House 7 on Bolshoy Kazachy pereulok was built in 1825 and is a typical St. Petersburg building from the Pushkin era. From February 12, 1894, to April 25, 1895, Lenin rented a small room in the three-room apartment of the Bode family located on the third floor of this building. During this time, he worked as an assistant to M. F. Wolkenstein, a juror. This was already the fifth apartment that Ulyanov had rented in St. Petersburg. The rental price was 10 rubles a month and included kerosene, firewood, cleaning and tea with bread twice per day. The room was simple and austere.
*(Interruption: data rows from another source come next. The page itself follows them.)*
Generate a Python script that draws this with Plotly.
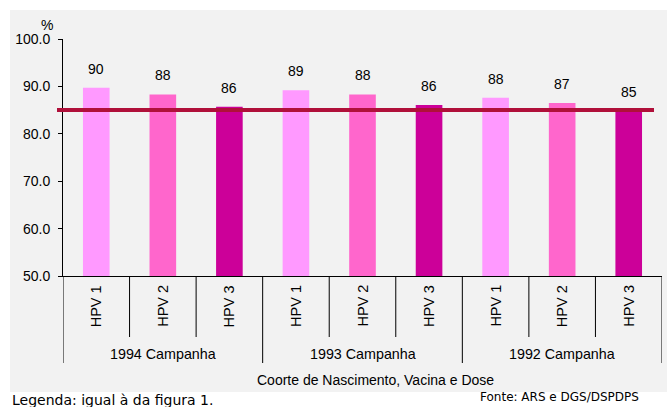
import plotly.graph_objects as go

groups = ["1994 Campanha", "1993 Campanha", "1992 Campanha"]
doses = ["HPV 1", "HPV 2", "HPV 3"]
values = [89.7, 88.3, 85.7, 89.2, 88.3, 86.1, 87.6, 86.5, 84.9]
value_labels = ["90", "88", "86", "89", "88", "86", "88", "87", "85"]
dose_colors = ["#FF99FF", "#FF66CC", "#CC0099"]
target = 85
y_ticks = [50, 60, 70, 80, 90, 100]

W, H = 667, 407
ML, MR, MT, MB = 63, 5, 39, 131
PW, PH = W - ML - MR, H - MT - MB

def px_x(X):
    return (X - ML) / PW

def px_y(Y):
    return (H - MB - Y) / PH

n = len(values)
xs = list(range(n))
colors = [dose_colors[i % 3] for i in range(n)]

fig = go.Figure()
fig.add_trace(go.Bar(x=xs, y=values, marker=dict(color=colors, line=dict(width=0)),
                     width=0.4, hoverinfo="skip"))

shapes = []
# gray background
shapes.append(dict(type="rect", xref="paper", yref="paper", x0=px_x(10), x1=px_x(667),
                   y0=px_y(392), y1=px_y(10), fillcolor="#F2F2F2", line=dict(width=0), layer="below"))
# inner tick dividers
for i in range(n + 1):
    is_group = (i % 3 == 0)
    shapes.append(dict(type="line", xref="x", yref="paper", x0=i - 0.5, x1=i - 0.5,
                       y0=0, y1=px_y(363 if is_group else 337),
                       line=dict(color="black", width=1)))
# target line
shapes.append(dict(type="line", xref="paper", yref="y", x0=px_x(57), x1=px_x(654),
                   y0=target, y1=target, line=dict(color="#B0103A", width=4)))

def ann(**kw):
    base = dict(showarrow=False, xanchor="center", yanchor="middle",
                font=dict(size=14, color="black"))
    base.update(kw)
    return base

annotations = []
for i in range(n):
    annotations.append(ann(x=xs[i], y=values[i], xref="x", yref="y", text=value_labels[i],
                           yshift=19))
    annotations.append(ann(x=xs[i], y=px_y(306), xref="x", yref="paper", text=doses[i % 3],
                           textangle=-90, font=dict(size=14.5, color="black")))
for g, name in enumerate(groups):
    annotations.append(ann(x=g * 3 + 1, y=px_y(354), xref="x", yref="paper", text=name,
                           font=dict(size=14.3, color="black")))
annotations.append(ann(x=px_x(375), y=px_y(380), xref="paper", yref="paper",
                       text="Coorte de Nascimento, Vacina e Dose",
                       font=dict(size=14, color="black")))
annotations.append(ann(x=px_x(47), y=px_y(25), xref="paper", yref="paper", text="%"))
annotations.append(ann(x=px_x(10), y=px_y(400), xref="paper", yref="paper",
                       text="Legenda: igual à da figura 1.", xanchor="left",
                       font=dict(family="DejaVu Sans", size=14, color="black")))
annotations.append(ann(x=px_x(478), y=px_y(397), xref="paper", yref="paper",
                       text="Fonte: ARS e DGS/DSPDPS", xanchor="left",
                       font=dict(family="DejaVu Sans", size=12, color="black")))

fig.update_layout(
    width=W, height=H,
    margin=dict(l=ML, r=MR, t=MT, b=MB, autoexpand=False),
    paper_bgcolor="white", plot_bgcolor="rgba(0,0,0,0)",
    font=dict(family="Liberation Sans, Arial", size=14, color="black"),
    showlegend=False,
    shapes=shapes, annotations=annotations,
    xaxis=dict(range=[-0.5, n - 0.5], showticklabels=False, ticks="", showgrid=False,
               zeroline=False, showline=True, linecolor="black", linewidth=1, fixedrange=True),
    yaxis=dict(range=[50, 100], tickvals=y_ticks, tickformat=".1f", ticks="outside",
               ticklen=4, tickcolor="black", showgrid=False, zeroline=False, showline=True,
               linecolor="black", linewidth=1, tickfont=dict(size=14), fixedrange=True,
               ticklabelstandoff=5),
)

fig.write_html("out.html")
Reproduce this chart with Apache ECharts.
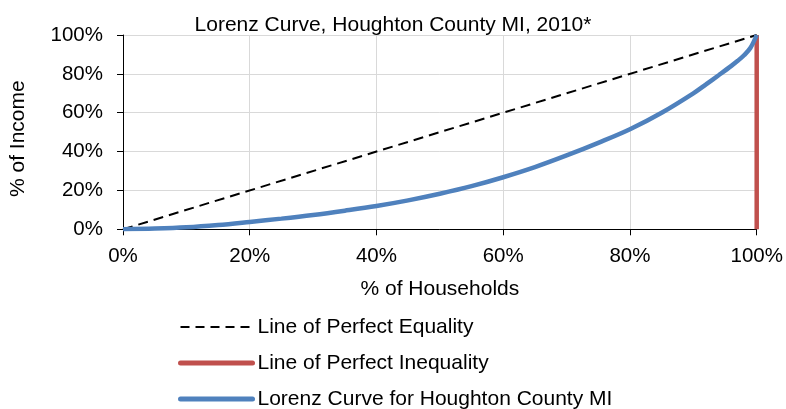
<!DOCTYPE html>
<html><head><meta charset="utf-8">
<script src="https://cdn.jsdelivr.net/npm/echarts@6/dist/echarts.min.js"></script>
<style>html,body{margin:0;padding:0;background:#fff}#c{width:786px;height:409px}</style>
</head><body><div id="c"></div>
<script>
const households = [0, 5, 10, 15, 20, 25, 30, 35, 40, 45, 50, 55, 60, 65, 70, 75, 80, 85, 90, 92, 94, 96, 97, 98, 99, 100];
const income = [0, 0.35, 1.0, 2.2, 3.8, 5.5, 7.4, 9.6, 12.0, 14.9, 18.3, 22.2, 26.8, 32.0, 38.0, 44.5, 51.5, 60.0, 70.0, 74.6, 79.3, 84.1, 86.7, 89.6, 93.3, 100];
const equalityX = [0, 100];
const equalityY = [0, 100];
const inequalityX = [100, 100];
const inequalityY = [0, 100];
const tickLabels = ['0%', '20%', '40%', '60%', '80%', '100%'];

const zip = (a, b) => a.map((v, i) => [v, b[i]]);
const font = 'Liberation Sans, Arial, sans-serif';
const chart = echarts.init(document.getElementById('c'));
chart.setOption({
  animation: false,
  title: {
    text: 'Lorenz Curve, Houghton County MI, 2010*',
    left: 388, top: 10, textAlign: 'center',
    textStyle: { fontFamily: font, fontSize: 21, fontWeight: 'normal', color: '#000' }
  },
  grid: { left: 122.7, right: 29.3, top: 35, bottom: 179.7, containLabel: false },
  xAxis: {
    type: 'value', min: 0, max: 100, interval: 20,
    name: '% of Households', nameLocation: 'middle', nameGap: 49,
    nameTextStyle: { fontFamily: font, fontSize: 21, color: '#000' },
    axisLine: { show: true, lineStyle: { color: '#000', width: 1 } },
    axisTick: { show: true, length: 6, lineStyle: { color: '#000' } },
    axisLabel: { fontFamily: font, fontSize: 20.5, color: '#000', margin: 17,
      formatter: v => tickLabels[Math.round(v / 20)] },
    splitLine: { show: true, lineStyle: { color: '#d9d9d9', width: 1 } }
  },
  yAxis: {
    type: 'value', min: 0, max: 100, interval: 20,
    name: '% of Income', nameLocation: 'middle', nameGap: 94, nameRotate: 90,
    nameTextStyle: { fontFamily: font, fontSize: 21, color: '#000', padding: [0, 13, 0, 0] },
    axisLine: { show: true, lineStyle: { color: '#000', width: 1 } },
    axisTick: { show: true, length: 6, lineStyle: { color: '#000' } },
    axisLabel: { fontFamily: font, fontSize: 20.5, color: '#000', margin: 20,
      formatter: v => tickLabels[Math.round(v / 20)] },
    splitLine: { show: true, lineStyle: { color: '#d9d9d9', width: 1 } }
  },
  legend: {
    orient: 'vertical', left: 178, top: 316.5, height: 120, padding: 0,
    itemWidth: 72, itemHeight: 14, itemGap: 15,
    itemStyle: { opacity: 0 },
    lineStyle: { width: 'inherit', cap: 'round' },
    textStyle: { fontFamily: font, fontSize: 21, color: '#000' },
    data: [
      { name: 'Line of Perfect Equality', lineStyle: { width: 2, type: [9, 6], cap: 'butt' } },
      { name: 'Line of Perfect Inequality', lineStyle: { width: 5, cap: 'round' } },
      { name: 'Lorenz Curve for Houghton County MI', lineStyle: { width: 5, cap: 'round' } }
    ]
  },
  series: [
    { name: 'Line of Perfect Equality', type: 'line', data: zip(equalityX, equalityY), symbol: 'none',
      lineStyle: { color: '#000', width: 2, type: [10, 6] }, itemStyle: { color: '#000' } },
    { name: 'Line of Perfect Inequality', type: 'line', data: zip(inequalityX, inequalityY), symbol: 'none',
      lineStyle: { color: '#C0504D', width: 4.5 }, itemStyle: { color: '#C0504D' } },
    { name: 'Lorenz Curve for Houghton County MI', type: 'line', data: zip(households, income), symbol: 'none',
      smooth: 0.35, lineStyle: { color: '#4F81BD', width: 4.5 }, itemStyle: { color: '#4F81BD' } }
  ]
});
</script></body></html>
After Lenin’s death in 1924, “Ilyich’ Corner” was opened in the house, where residents could to know the biography of the founder of the Soviet state. In 1938, a museum apartment for V. I. Ulyanov (Lenin) was opened in apartment No. 13. The interior of the apartment was recreated from the recollections of eyewitnesses. Later, the museum apartment became a branch of The Central V. I. Lenin Museum in Leningrad. In 1960, a memorial plaque appeared on the house. In 1991, the museum apartment was transformed into the Museum of the History of the Revolutionary Democratic Movement of the 1880s and 1890s. In 2006, when a local history exhibition was opened about the “raznochintsy”, the museum was named “Raznochinny Petersburg”. “Raznochintsy” in pre-revolutionary Russia was the name for people from unprivileged classes who received education and lived on the income from their studies, such as students, teachers, minor officials, and merchants.

Interesting Facts

V. I. Ulyanov left the apartment in Bolshoy Kazachy pereulok in the spring of 1895, when he was sick with pneumonia. Upon his recovery, he went to Geneva to improve his health and never returned to this apartment. In 1925, Bolshoy and Maly Kazachy pereulok were united under the name “pereulok Ilyicha” (Ilyich lane). House number 7 is also associated with another historical figure: in 1894, Vasily Muravyov, a merchant engaged in the fur trade, lived here. He is widely known as hieromonk Seraphim Vyritsky, who was canonized in 2000 by the Russian Orthodox Church among the Synaxis of New Martyrs and Confessors of Russia.